▶ **THE REQUEST**: Locate each line of the material that contains "chart", then return it.

▶ **RAW DATA**:
________________________________________

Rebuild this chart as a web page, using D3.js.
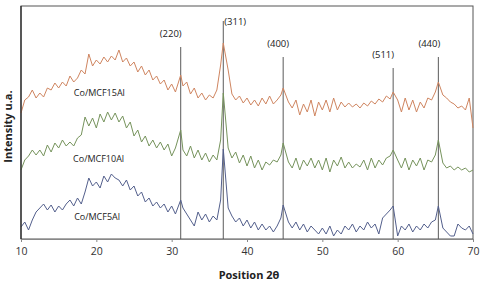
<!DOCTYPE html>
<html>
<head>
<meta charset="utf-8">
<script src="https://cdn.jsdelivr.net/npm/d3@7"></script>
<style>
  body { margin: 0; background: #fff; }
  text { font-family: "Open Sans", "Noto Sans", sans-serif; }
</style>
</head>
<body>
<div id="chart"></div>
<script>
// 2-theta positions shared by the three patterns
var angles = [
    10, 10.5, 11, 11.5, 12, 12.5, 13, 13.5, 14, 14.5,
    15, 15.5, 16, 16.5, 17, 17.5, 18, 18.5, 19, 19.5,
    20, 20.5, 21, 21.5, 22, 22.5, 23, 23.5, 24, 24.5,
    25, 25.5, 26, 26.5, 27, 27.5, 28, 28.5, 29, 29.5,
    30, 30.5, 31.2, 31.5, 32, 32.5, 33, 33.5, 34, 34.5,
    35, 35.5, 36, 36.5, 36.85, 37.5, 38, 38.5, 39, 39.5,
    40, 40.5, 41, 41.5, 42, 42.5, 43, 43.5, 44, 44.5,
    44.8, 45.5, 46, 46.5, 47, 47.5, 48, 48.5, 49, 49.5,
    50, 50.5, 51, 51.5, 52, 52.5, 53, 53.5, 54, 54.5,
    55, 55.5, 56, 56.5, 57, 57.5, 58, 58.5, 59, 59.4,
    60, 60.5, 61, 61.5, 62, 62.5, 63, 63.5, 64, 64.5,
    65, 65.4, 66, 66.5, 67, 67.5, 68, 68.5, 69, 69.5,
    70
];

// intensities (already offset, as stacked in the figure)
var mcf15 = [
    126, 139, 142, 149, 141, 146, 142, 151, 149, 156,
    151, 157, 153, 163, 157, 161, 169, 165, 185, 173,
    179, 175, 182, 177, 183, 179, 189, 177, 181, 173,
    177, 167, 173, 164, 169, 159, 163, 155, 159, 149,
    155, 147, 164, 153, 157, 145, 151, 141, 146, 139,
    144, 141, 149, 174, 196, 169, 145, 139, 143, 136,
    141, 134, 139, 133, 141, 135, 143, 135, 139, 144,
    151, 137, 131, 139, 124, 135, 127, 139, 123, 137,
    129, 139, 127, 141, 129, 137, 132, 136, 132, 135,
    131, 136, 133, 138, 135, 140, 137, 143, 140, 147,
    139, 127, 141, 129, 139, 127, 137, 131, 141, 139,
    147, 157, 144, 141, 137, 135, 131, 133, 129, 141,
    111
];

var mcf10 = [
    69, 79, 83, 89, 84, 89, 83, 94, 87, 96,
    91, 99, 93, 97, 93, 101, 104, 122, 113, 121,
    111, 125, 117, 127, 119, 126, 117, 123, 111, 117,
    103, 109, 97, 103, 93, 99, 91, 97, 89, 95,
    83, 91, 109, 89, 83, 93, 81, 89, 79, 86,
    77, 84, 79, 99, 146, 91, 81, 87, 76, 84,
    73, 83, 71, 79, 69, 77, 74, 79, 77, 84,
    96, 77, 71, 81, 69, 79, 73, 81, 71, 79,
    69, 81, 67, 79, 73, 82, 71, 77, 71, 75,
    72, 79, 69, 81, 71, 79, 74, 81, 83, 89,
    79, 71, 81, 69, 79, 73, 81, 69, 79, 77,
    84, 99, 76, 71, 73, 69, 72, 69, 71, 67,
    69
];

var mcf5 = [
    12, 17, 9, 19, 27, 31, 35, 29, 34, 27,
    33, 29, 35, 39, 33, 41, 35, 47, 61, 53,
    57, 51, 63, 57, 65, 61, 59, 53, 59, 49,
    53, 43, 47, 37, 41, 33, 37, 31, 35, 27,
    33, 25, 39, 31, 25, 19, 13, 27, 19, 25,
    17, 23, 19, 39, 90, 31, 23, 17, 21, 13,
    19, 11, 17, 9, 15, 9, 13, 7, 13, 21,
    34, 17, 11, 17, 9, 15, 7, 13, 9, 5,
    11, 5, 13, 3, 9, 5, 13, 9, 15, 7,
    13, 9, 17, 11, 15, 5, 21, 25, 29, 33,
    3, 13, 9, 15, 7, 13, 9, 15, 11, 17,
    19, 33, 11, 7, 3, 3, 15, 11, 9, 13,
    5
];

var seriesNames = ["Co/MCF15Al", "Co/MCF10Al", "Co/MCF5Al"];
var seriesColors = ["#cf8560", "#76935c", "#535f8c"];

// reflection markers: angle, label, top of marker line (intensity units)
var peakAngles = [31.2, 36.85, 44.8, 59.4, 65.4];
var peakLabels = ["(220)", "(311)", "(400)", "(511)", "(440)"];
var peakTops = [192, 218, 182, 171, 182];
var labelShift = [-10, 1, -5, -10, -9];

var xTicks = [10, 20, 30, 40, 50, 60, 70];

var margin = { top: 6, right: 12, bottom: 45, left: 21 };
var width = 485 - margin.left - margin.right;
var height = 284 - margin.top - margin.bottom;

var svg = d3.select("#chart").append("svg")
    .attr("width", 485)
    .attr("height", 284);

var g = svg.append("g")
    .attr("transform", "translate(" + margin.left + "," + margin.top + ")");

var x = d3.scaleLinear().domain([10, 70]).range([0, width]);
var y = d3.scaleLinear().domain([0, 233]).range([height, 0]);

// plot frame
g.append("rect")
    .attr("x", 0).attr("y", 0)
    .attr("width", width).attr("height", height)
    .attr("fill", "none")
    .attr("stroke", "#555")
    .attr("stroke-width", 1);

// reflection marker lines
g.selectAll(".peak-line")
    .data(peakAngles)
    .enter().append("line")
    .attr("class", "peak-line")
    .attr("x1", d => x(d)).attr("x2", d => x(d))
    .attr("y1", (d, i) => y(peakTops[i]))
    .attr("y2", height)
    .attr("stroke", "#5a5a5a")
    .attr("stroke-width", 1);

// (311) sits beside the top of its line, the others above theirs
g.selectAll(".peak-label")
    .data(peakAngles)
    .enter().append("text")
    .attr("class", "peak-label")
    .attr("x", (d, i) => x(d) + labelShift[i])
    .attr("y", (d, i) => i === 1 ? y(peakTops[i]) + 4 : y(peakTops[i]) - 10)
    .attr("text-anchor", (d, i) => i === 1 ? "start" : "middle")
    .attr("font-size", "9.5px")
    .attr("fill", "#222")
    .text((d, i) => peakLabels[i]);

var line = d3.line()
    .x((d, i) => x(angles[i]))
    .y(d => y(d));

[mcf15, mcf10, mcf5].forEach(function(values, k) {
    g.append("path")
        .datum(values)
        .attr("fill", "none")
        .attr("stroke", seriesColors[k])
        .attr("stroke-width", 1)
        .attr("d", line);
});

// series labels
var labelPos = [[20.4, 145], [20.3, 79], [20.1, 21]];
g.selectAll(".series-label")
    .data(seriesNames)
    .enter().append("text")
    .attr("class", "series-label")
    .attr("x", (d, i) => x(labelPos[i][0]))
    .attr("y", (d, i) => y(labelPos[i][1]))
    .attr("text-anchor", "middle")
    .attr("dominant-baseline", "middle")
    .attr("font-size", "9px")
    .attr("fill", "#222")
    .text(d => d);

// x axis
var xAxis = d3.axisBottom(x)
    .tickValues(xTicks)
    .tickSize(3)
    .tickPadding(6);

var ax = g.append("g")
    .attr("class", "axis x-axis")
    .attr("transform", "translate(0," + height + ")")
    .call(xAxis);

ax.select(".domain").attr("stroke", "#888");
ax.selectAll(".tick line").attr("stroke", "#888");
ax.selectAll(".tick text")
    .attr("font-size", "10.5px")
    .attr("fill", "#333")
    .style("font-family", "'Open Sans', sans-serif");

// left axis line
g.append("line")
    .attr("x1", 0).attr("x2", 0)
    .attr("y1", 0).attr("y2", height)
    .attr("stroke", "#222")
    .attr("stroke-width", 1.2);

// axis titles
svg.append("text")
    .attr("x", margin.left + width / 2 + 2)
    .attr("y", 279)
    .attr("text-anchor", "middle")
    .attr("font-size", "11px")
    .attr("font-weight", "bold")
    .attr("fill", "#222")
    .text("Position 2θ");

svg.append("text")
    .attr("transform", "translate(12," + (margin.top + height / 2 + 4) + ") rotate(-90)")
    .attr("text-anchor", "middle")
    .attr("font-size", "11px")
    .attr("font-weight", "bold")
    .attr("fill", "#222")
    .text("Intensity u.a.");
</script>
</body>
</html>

________________________________________

▶ **WORKED SOLUTION**:
Rebuild this chart as a web page, using D3.js.
<div id="chart"></div>
var svg = d3.select("#chart").append("svg")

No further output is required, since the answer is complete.